Like most Westerners, Australians feel like they’re getting poorer, and have done for a while. Not only is the increasing cost of living making it hard for Australian families, but there is no sign on the horizon of things getting any better. Elections are often won or lost on economic perceptions. As such, it’s not surprising to have seen a swing against the incumbent powers this year.

A more surprising feature of the 2022 Australian election was the resurgence of nationalist movements.

Pauline Hanson’s One Nation Party was the 4th biggest party, with 628,254 votes, and Clive Palmer’s United Australia Party was 5th with 522,283. Adding Bob Katter’s Australian Party takes the nationalist vote to over 9%. Considering the nationalist sentiments of some of the independents it is fair to suggest that the full nationalist vote was around 10%.

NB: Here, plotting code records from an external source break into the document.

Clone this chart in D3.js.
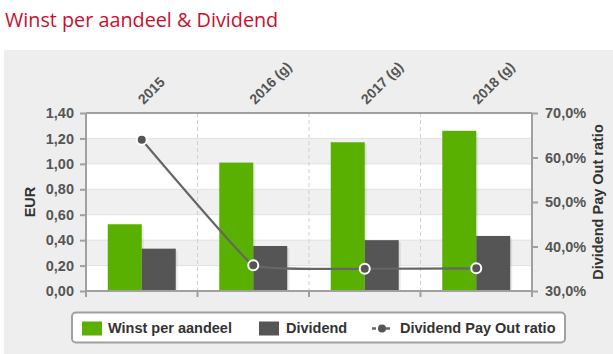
<!DOCTYPE html>
<html><head><meta charset="utf-8">
<script src="https://cdn.jsdelivr.net/npm/d3@7/dist/d3.min.js"></script>
<style>body{margin:0;background:#fff;}svg{display:block;}</style>
</head><body><svg id="c" width="613" height="354"></svg>
<script>
const categories = ["2015", "2016 (g)", "2017 (g)", "2018 (g)"];
const eps = [0.525, 1.01, 1.17, 1.26];
const dividend = [0.333, 0.354, 0.40, 0.433];
const payout = [64.0, 35.8, 35.0, 35.1];
const leftTicks = [0, 0.2, 0.4, 0.6, 0.8, 1.0, 1.2, 1.4];
const rightTicks = [30, 40, 50, 60, 70];
const seriesNames = ["Winst per aandeel", "Dividend", "Dividend Pay Out ratio"];
const title = "Winst per aandeel & Dividend";

const svg = d3.select("#c");
const L = 86, R = 532, T = 113, B = 291;
const font = "'Liberation Sans', Arial, sans-serif";
const txt = "#555";

svg.append("text").attr("x", 5).attr("y", 27).text(title)
  .attr("font-family", "'Open Sans', sans-serif").attr("font-size", 19.8).attr("fill", "#c8102e");

svg.append("rect").attr("x", 4).attr("y", 50).attr("width", 609).attr("height", 304).attr("fill", "#eeeeee");

const x = d3.scaleBand().domain(categories).range([L, R]);
const y = d3.scaleLinear().domain([0, 1.4]).range([B, T]);
const y2 = d3.scaleLinear().domain([30, 70]).range([B, T]);

// plot bands
const bands = d3.range(leftTicks.length - 1);
svg.append("g").selectAll("rect").data(bands).join("rect")
  .attr("x", L).attr("width", R - L)
  .attr("y", i => y(leftTicks[i + 1])).attr("height", i => y(leftTicks[i]) - y(leftTicks[i + 1]))
  .attr("fill", i => (i % 2 === 1) ? "#f0f0f0" : "#ffffff");
svg.append("g").selectAll("line").data(leftTicks.slice(1, -1)).join("line")
  .attr("x1", L).attr("x2", R).attr("y1", d => y(d)).attr("y2", d => y(d))
  .attr("stroke", "#e2e2e2").attr("stroke-width", 1);

// vertical dashed lines
svg.append("g").selectAll("line").data(categories.slice(1)).join("line")
  .attr("x1", d => x(d)).attr("x2", d => x(d)).attr("y1", T).attr("y2", B)
  .attr("stroke", "#d0d0d0").attr("stroke-dasharray", "4,3").attr("stroke-width", 1);

// bars
const x1 = d3.scaleBand().domain([0, 1]).range([0, 68]);
const bw = 34;
const off = d => x(d) + x.bandwidth() / 2 - 34;
const g = svg.append("g");
g.selectAll(".shadow").data(categories).join("g").each(function(d, i) {
  const s = d3.select(this);
  [[eps[i], 0], [dividend[i], 1]].forEach(([v, k]) => {
    s.append("rect").attr("x", off(d) + x1(k) + 2).attr("y", y(v) + 2).attr("width", bw).attr("height", B - y(v) - 2)
      .attr("fill", "#000").attr("opacity", 0.08);
  });
});
g.selectAll(".eps").data(categories).join("rect")
  .attr("x", d => off(d) + x1(0)).attr("width", bw)
  .attr("y", (d, i) => y(eps[i])).attr("height", (d, i) => B - y(eps[i])).attr("fill", "#5ab000");
g.selectAll(".div").data(categories).join("rect")
  .attr("x", d => off(d) + x1(1)).attr("width", bw)
  .attr("y", (d, i) => y(dividend[i])).attr("height", (d, i) => B - y(dividend[i])).attr("fill", "#555555");

// axes frame
const axC = "#a0a0a0";
svg.append("line").attr("x1", L).attr("x2", R).attr("y1", T).attr("y2", T).attr("stroke", axC).attr("stroke-width", 2);
svg.append("line").attr("x1", L).attr("x2", R).attr("y1", B).attr("y2", B).attr("stroke", axC).attr("stroke-width", 2);
svg.append("line").attr("x1", L).attr("x2", L).attr("y1", T).attr("y2", B + 6).attr("stroke", axC).attr("stroke-width", 2);
svg.append("line").attr("x1", R).attr("x2", R).attr("y1", T).attr("y2", B + 6).attr("stroke", axC).attr("stroke-width", 2);

// left axis
const la = svg.append("g").attr("transform", `translate(${L},0)`)
  .call(d3.axisLeft(y).tickValues(leftTicks).tickSize(6).tickPadding(6)
    .tickFormat(d => d3.format(".2f")(d).replace(".", ",")));
la.select(".domain").remove();
la.selectAll("line").attr("stroke", axC).attr("stroke-width", 2);
la.selectAll("text").attr("font-family", font).attr("font-weight", "bold").attr("font-size", 14.5).attr("fill", txt);

// right axis
const ra = svg.append("g").attr("transform", `translate(${R},0)`)
  .call(d3.axisRight(y2).tickValues(rightTicks).tickSize(6).tickPadding(7)
    .tickFormat(d => d3.format(".1f")(d).replace(".", ",") + "%"));
ra.select(".domain").remove();
ra.selectAll("line").attr("stroke", axC).attr("stroke-width", 2);
ra.selectAll("text").attr("font-family", font).attr("font-weight", "bold").attr("font-size", 14.5).attr("fill", txt);

// bottom ticks at boundaries
svg.append("g").selectAll("line").data(categories.slice(1)).join("line")
  .attr("x1", d => x(d)).attr("x2", d => x(d)).attr("y1", B).attr("y2", B + 6)
  .attr("stroke", axC).attr("stroke-width", 2);

// category labels
svg.append("g").selectAll("text").data(categories).join("text")
  .attr("transform", d => `translate(${x(d) + x.bandwidth() / 2 + 2},${T - 8}) rotate(-45)`)
  .attr("font-family", font).attr("font-weight", "bold").attr("font-size", 14).attr("fill", txt)
  .text(d => d);

// axis titles
svg.append("text").attr("transform", `translate(35,${(T + B) / 2}) rotate(-90)`).attr("text-anchor", "middle")
  .attr("font-family", font).attr("font-weight", "bold").attr("font-size", 14.5).attr("fill", "#333").text("EUR");
svg.append("text").attr("transform", `translate(603,${(T + B) / 2}) rotate(-90)`).attr("text-anchor", "middle")
  .attr("font-family", font).attr("font-weight", "bold").attr("font-size", 14.5).attr("fill", "#333").text(seriesNames[2]);

// line
const pts = categories.map((c, i) => [x(c) + x.bandwidth() / 2, y2(payout[i])]);
svg.append("path").attr("d", d3.line().curve(d3.curveCardinal.tension(0.75))(pts))
  .attr("fill", "none").attr("stroke", "#666").attr("stroke-width", 2.2);
svg.append("g").selectAll("circle").data(pts).join("circle")
  .attr("cx", d => d[0]).attr("cy", d => d[1]).attr("r", 5)
  .attr("fill", "#555").attr("stroke", "#fff").attr("stroke-width", 2);

// legend
svg.append("rect").attr("x", 72).attr("y", 312.5).attr("width", 493).attr("height", 30).attr("rx", 4)
  .attr("fill", "#fff").attr("stroke", "#a0a0a0").attr("stroke-width", 2);
const lg = svg.append("g").attr("font-family", font).attr("font-weight", "bold").attr("font-size", 14.5).attr("fill", "#333");
lg.append("rect").attr("x", 82).attr("y", 321.5).attr("width", 20).attr("height", 14).attr("fill", "#5ab000");
lg.append("text").attr("x", 108).attr("y", 333).text(seriesNames[0]);
lg.append("rect").attr("x", 259).attr("y", 321.5).attr("width", 20).attr("height", 14).attr("fill", "#555");
lg.append("text").attr("x", 286).attr("y", 333).text(seriesNames[1]);
lg.append("line").attr("x1", 372).attr("x2", 392).attr("y1", 328.5).attr("y2", 328.5)
  .attr("stroke", "#666").attr("stroke-width", 2.5).attr("stroke-dasharray", "4,3");
lg.append("circle").attr("cx", 382).attr("cy", 328.5).attr("r", 4).attr("fill", "#555");
lg.append("text").attr("x", 400).attr("y", 333).text(seriesNames[2]);
</script></body></html>
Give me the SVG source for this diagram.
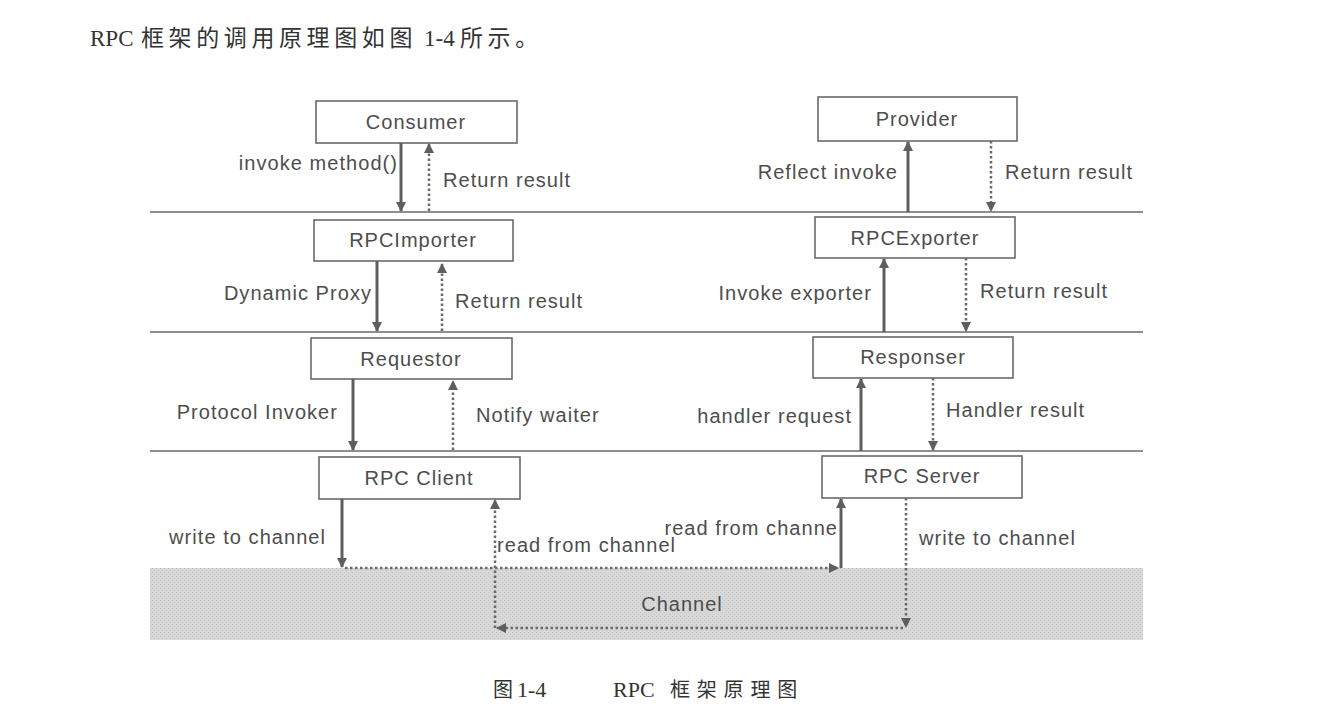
<svg xmlns="http://www.w3.org/2000/svg" width="1317" height="717" viewBox="0 0 1317 717">
<defs>
<style>
.lbl{font-family:"Liberation Sans",Arial,sans-serif;font-size:20px;fill:#4d4d4d;letter-spacing:1.05px}
.nt{font-family:"Liberation Sans",Arial,sans-serif;font-size:20px;fill:#4d4d4d;letter-spacing:1px;text-anchor:middle}
.box{fill:#fff;stroke:#6a6a6a;stroke-width:1.6}
.sep{stroke:#6a6a6a;stroke-width:1.6}
.solid{stroke:#5e5e5e;stroke-width:3;fill:none}
.dot{stroke:#6a6a6a;stroke-width:2.5;stroke-dasharray:2.5 2.5;fill:none}
.zh{font-family:"Liberation Serif","Noto Sans CJK SC",serif;fill:#333}
</style>
<marker id="ah" viewBox="0 0 10 10" refX="9" refY="5" markerWidth="10" markerHeight="10" markerUnits="userSpaceOnUse" orient="auto">
<path d="M0,0 L10,5 L0,10 z" fill="#5e5e5e"/>
</marker>
<pattern id="grain" width="4" height="4" patternUnits="userSpaceOnUse">
<rect width="4" height="4" fill="#d8d8d8"/>
<rect x="0" y="0" width="1" height="1" fill="#c4c4c4"/>
<rect x="2" y="2" width="1" height="1" fill="#c4c4c4"/>
</pattern>
</defs>
<rect width="1317" height="717" fill="#fff"/>

<text class="zh" x="90" y="46" font-size="23">RPC</text>
<text class="zh" x="141" y="46" font-size="23" letter-spacing="4.6">框架的调用原理图如图</text>
<text class="zh" x="424" y="46" font-size="23">1-4</text>
<text class="zh" x="460" y="46" font-size="23" letter-spacing="4.6">所示。</text>

<g id="channel">
<rect x="150" y="568" width="993" height="72" fill="url(#grain)"/>
<text class="nt" x="682" y="611">Channel</text>
</g>

<g id="separators">
<line class="sep" x1="150" y1="212" x2="1143" y2="212"/>
<line class="sep" x1="150" y1="332" x2="1143" y2="332"/>
<line class="sep" x1="150" y1="451" x2="1143" y2="451"/>
</g>

<g id="consumer"><rect class="box" x="316" y="101" width="201" height="42"/><text class="nt" x="416" y="129">Consumer</text></g>
<g id="provider"><rect class="box" x="818" y="97" width="199" height="44"/><text class="nt" x="917" y="126">Provider</text></g>
<g id="rpcimporter"><rect class="box" x="314" y="220" width="199" height="41"/><text class="nt" x="413" y="247">RPCImporter</text></g>
<g id="rpcexporter"><rect class="box" x="815" y="217" width="200" height="41"/><text class="nt" x="915" y="245">RPCExporter</text></g>
<g id="requestor"><rect class="box" x="311" y="338" width="201" height="41"/><text class="nt" x="411" y="366">Requestor</text></g>
<g id="responser"><rect class="box" x="813" y="337" width="200" height="41"/><text class="nt" x="913" y="364">Responser</text></g>
<g id="rpcclient"><rect class="box" x="319" y="457" width="201" height="42"/><text class="nt" x="419" y="485">RPC Client</text></g>
<g id="rpcserver"><rect class="box" x="822" y="456" width="200" height="42"/><text class="nt" x="922" y="483">RPC Server</text></g>

<g id="connectors">
<line class="solid" x1="401" y1="143" x2="401" y2="211" marker-end="url(#ah)"/>
<line class="dot" x1="429" y1="211" x2="429" y2="144" marker-end="url(#ah)"/>
<line class="solid" x1="908" y1="212" x2="908" y2="142" marker-end="url(#ah)"/>
<line class="dot" x1="991" y1="141" x2="991" y2="211" marker-end="url(#ah)"/>
<line class="solid" x1="377" y1="261" x2="377" y2="331" marker-end="url(#ah)"/>
<line class="dot" x1="442" y1="331" x2="442" y2="264" marker-end="url(#ah)"/>
<line class="solid" x1="884" y1="332" x2="884" y2="259" marker-end="url(#ah)"/>
<line class="dot" x1="966" y1="258" x2="966" y2="331" marker-end="url(#ah)"/>
<line class="solid" x1="353" y1="379" x2="353" y2="450" marker-end="url(#ah)"/>
<line class="dot" x1="453" y1="450" x2="453" y2="381" marker-end="url(#ah)"/>
<line class="solid" x1="861" y1="451" x2="861" y2="379" marker-end="url(#ah)"/>
<line class="dot" x1="933" y1="378" x2="933" y2="450" marker-end="url(#ah)"/>
<line class="solid" x1="342" y1="499" x2="342" y2="567" marker-end="url(#ah)"/>
<line class="dot" x1="345" y1="568" x2="838" y2="568" marker-end="url(#ah)"/>
<line class="solid" x1="841" y1="568" x2="841" y2="499" marker-end="url(#ah)"/>
<line class="dot" x1="906" y1="498" x2="906" y2="627" marker-end="url(#ah)"/>
<line class="dot" x1="903" y1="628" x2="497" y2="628" marker-end="url(#ah)"/>
<line class="dot" x1="495" y1="628" x2="495" y2="500" marker-end="url(#ah)"/>
</g>

<g id="labels">
<text class="lbl" x="398" y="170" text-anchor="end">invoke method()</text>
<text class="lbl" x="443" y="187">Return result</text>
<text class="lbl" x="898" y="179" text-anchor="end">Reflect invoke</text>
<text class="lbl" x="1005" y="179">Return result</text>
<text class="lbl" x="372" y="300" text-anchor="end">Dynamic Proxy</text>
<text class="lbl" x="455" y="308">Return result</text>
<text class="lbl" x="872" y="300" text-anchor="end">Invoke exporter</text>
<text class="lbl" x="980" y="298">Return result</text>
<text class="lbl" x="338" y="419" text-anchor="end">Protocol Invoker</text>
<text class="lbl" x="476" y="422">Notify waiter</text>
<text class="lbl" x="852" y="423" text-anchor="end">handler request</text>
<text class="lbl" x="946" y="417">Handler result</text>
<text class="lbl" x="326" y="544" text-anchor="end">write to channel</text>
<text class="lbl" x="497" y="552">read from channel</text>
<text class="lbl" x="838" y="535" text-anchor="end">read from channe</text>
<text class="lbl" x="919" y="545">write to channel</text>
</g>

<text class="zh" x="493" y="697" font-size="20">图</text>
<text class="zh" x="517" y="697" font-size="22">1-4</text>
<text class="zh" x="613" y="697" font-size="22">RPC</text>
<text class="zh" x="670" y="697" font-size="20" letter-spacing="6.8">框架原理图</text>
</svg>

This nationalist vote is the result of increasing awareness of the failures of globalism. Australians, like most Westerners, have now figured out that globalism just means lower wages, higher rents, and more crime. All the benefits that we were promised accrued to those who already had wealth. The rest of us just lost out.

The globalist Establishment doesn’t care about the electorate swinging back and forth on the left-right spectrum. They control both the left and the right anyway. What they’re really worried about is a resurgence of nationalism. This creates the possibility of putting someone in power who the Establishment doesn’t already control.

The two major nationalist movements in Australia together won about 10% of the total vote, which raises the question: could a similar nationalist movement win 10% of the vote in New Zealand?

The collapse of the New Zealand First Party (polling at a mere 1% according to latest numbers) means that nationalist narratives have fallen out of the popular consciousness in New Zealand. The mainstream media, on behalf of its globalist owners, presents us with a choice between the globalist left and the globalist right. Nationalist ideas are unthinkable.

But if nationalist movements can get 10% of the vote in Australia, there’s every reason to think they could do similarly well in New Zealand. Kiwis have also been poorly served by globalism, which has also sent our productive capacity overseas while flooding our neighbourhoods with cheap labour. We have very similar attitudes to Australians when it comes to such things.

It would certainly be an uphill struggle.

Because nationalism is equated so closely to Nazism in the propaganda and brainwashing machine that is the mainstream media, any new nationalist movement in New Zealand could expect to get smeared as white supremacists immediately, and compared to Brenton Tarrant.

But nationalist movements have done well in New Zealand before. New Zealand First won 10% of the vote as recently as 2002, as voters realised that Helen Clark was happy to destroy the New Zealand working class through the mass importation of cheap Third World labour, and sought an alternative.

The Establishment has worked hard to smear New Zealand First as a racist party (despite Dan McGlashan showing that pro-NZF sentiments are stronger among Maoris than among anyone else). If Peters’s party makes a resurgence, as some are predicting it to, or if a new nationalist movement rises up, the wrecking machine will surely swing into action again.

If one unified nationalist movement won 10% of the seats in the New Zealand, they could easily draw concessions from either of the globalist right or the globalist left blocs. An end to the War on Drugs as well as an end to the mass importation of Third World cheap labour might be possible.